Malden Evening News
- Type: Daily newspaper
- Format: Broadsheet
- Owner(s): Tribune Publications Inc.
- Publisher: Daniel J. Horgan
- Editor: Stephen Freker
- Founded: 1880
- Ceased publication: 2017
- Headquarters: 277 Commercial Street, Malden, Massachusetts 02148 United States
- Circulation: 14,000 in 2003 when combined with Medford Daily Mercury
- Price: USD .50 daily
- Website: MaldenNews.com

= Malden Evening News =

The Malden Evening News was an independent five-day (Monday through Friday) daily newspaper covering the city of Malden, Massachusetts.

Publisher Daniel J. Horgan owned the Evening News and its sister paper, the Medford Daily Mercury, since purchasing the Daily News-Mercury in 1996.

== History ==
The public face of the Malden Evening News through much of the late 20th century was David Brickman, who became publisher of the Medford paper in 1947, bought the Malden News in 1953 and acquired the Melrose News, a former newspaper in neighboring Melrose, in 1969. Brickman was active in press associations and civic and governmental affairs—he helped campaign for Massachusetts' Open Meeting Law and served on the state Ethics Commission.

Brickman, who was known to Boston-area viewers of the "Starring the Editors" television program as an outspoken regular panelist, called his final years at the helm of the three newspapers "a struggle in an antipathetic atmosphere." He sold his 75 percent interest in the papers for $1 million to Malden businessman and minority shareholder Warren H. Jackson in 1989.

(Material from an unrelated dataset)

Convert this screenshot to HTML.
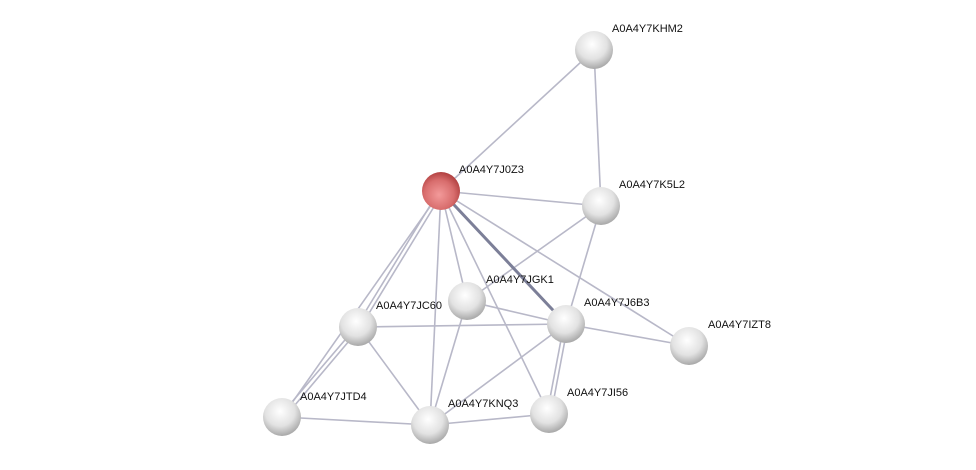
<!DOCTYPE html>
<html><head><style>body{margin:0;background:#fff}</style></head><body>
<svg width="976" height="470" xmlns="http://www.w3.org/2000/svg" style="display:block">
<defs>
<radialGradient id="g" cx="0.45" cy="0.35" r="0.65"><stop offset="0" stop-color="#ffffff"/><stop offset="0.6" stop-color="#e2e2e2"/><stop offset="1" stop-color="#a8a8a8"/></radialGradient>
<radialGradient id="r" cx="0.45" cy="0.6" r="0.65"><stop offset="0" stop-color="#f39a9a"/><stop offset="0.6" stop-color="#d86d6d"/><stop offset="1" stop-color="#a83636"/></radialGradient>
</defs>
<g stroke="#b8b8c8" stroke-width="1.6" fill="none">
<line x1="594" y1="50" x2="441" y2="191"/>
<line x1="594" y1="50" x2="601" y2="206"/>
<line x1="441" y1="191" x2="601" y2="206"/>
<line x1="439" y1="191" x2="356" y2="327"/>
<line x1="443" y1="192" x2="360" y2="328"/>
<line x1="441" y1="191" x2="282" y2="417"/>
<line x1="441" y1="191" x2="430" y2="425"/>
<line x1="441" y1="191" x2="467" y2="301"/>
<line x1="441" y1="191" x2="549" y2="414"/>
<line x1="441" y1="191" x2="689" y2="346"/>
<line x1="601" y1="206" x2="467" y2="301"/>
<line x1="601" y1="206" x2="566" y2="324"/>
<line x1="467" y1="301" x2="566" y2="324"/>
<line x1="467" y1="301" x2="430" y2="425"/>
<line x1="358" y1="327" x2="566" y2="324"/>
<line x1="358" y1="327" x2="430" y2="425"/>
<line x1="356" y1="327" x2="280" y2="416"/>
<line x1="360" y1="328" x2="284" y2="418"/>
<line x1="566" y1="324" x2="689" y2="346"/>
<line x1="566" y1="324" x2="430" y2="425"/>
<line x1="564" y1="324" x2="547" y2="414"/>
<line x1="568" y1="324" x2="551" y2="414"/>
<line x1="282" y1="417" x2="430" y2="425"/>
<line x1="430" y1="425" x2="549" y2="414"/>
</g>
<line x1="441" y1="191" x2="566" y2="324" stroke="#7c7f98" stroke-width="3"/>
<g>
<circle cx="594" cy="50" r="19" fill="url(#g)"/>
<circle cx="601" cy="206" r="19" fill="url(#g)"/>
<circle cx="467" cy="301" r="19" fill="url(#g)"/>
<circle cx="358" cy="327" r="19" fill="url(#g)"/>
<circle cx="566" cy="324" r="19" fill="url(#g)"/>
<circle cx="689" cy="346" r="19" fill="url(#g)"/>
<circle cx="282" cy="417" r="19" fill="url(#g)"/>
<circle cx="430" cy="425" r="19" fill="url(#g)"/>
<circle cx="549" cy="414" r="19" fill="url(#g)"/>
<circle cx="441" cy="191" r="19" fill="url(#r)"/>
</g>
<g font-family="Liberation Sans, sans-serif" font-size="11" fill="#111">
<text x="612" y="32">A0A4Y7KHM2</text>
<text x="459" y="173">A0A4Y7J0Z3</text>
<text x="619" y="188">A0A4Y7K5L2</text>
<text x="486" y="283">A0A4Y7JGK1</text>
<text x="376" y="309">A0A4Y7JC60</text>
<text x="584" y="306">A0A4Y7J6B3</text>
<text x="708" y="328">A0A4Y7IZT8</text>
<text x="300" y="400">A0A4Y7JTD4</text>
<text x="448" y="407">A0A4Y7KNQ3</text>
<text x="567" y="396">A0A4Y7JI56</text>
</g>
</svg>
</body></html>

The move kept the paper in local hands, although Brickman had seemed ready to sell to a Rupert Murdoch-owned company, for more money, a year earlier. Reports in 1988 had Murdoch, who at the time owned the Boston Herald and WFXT-TV in nearby Boston, negotiating a price between US$ 5 million and US$ 10 million.

At the time of the sale to Jackson, the three papers covered four towns—the Malden News published an edition in Everett, Massachusetts—with a reported combined circulation of 11,300. Jackson announced he would save money by combining the three papers into one edition. This move created the Daily News-Mercury in 1990.

Another of Jackson's cost-cutting measures was the subject of a union picket in 1994. Despite a contract that guaranteed "lifelong employment", he laid off the papers' typographers. One union member complained that the Daily News-Mercury had been "in bankruptcy for the last year; they owe us more than US$ 100,000 in pension money; they haven't given us a raise in eight years".

The underfunded pension later caused the sheriff's office to close the Daily News-Mercury temporarily in June 1995.

In 1996, the Daily News-Mercury was bought for US$ 650,000 by Daniel J. Horgan, a publisher of weekly newspapers in the Boston area. It folded in 2017.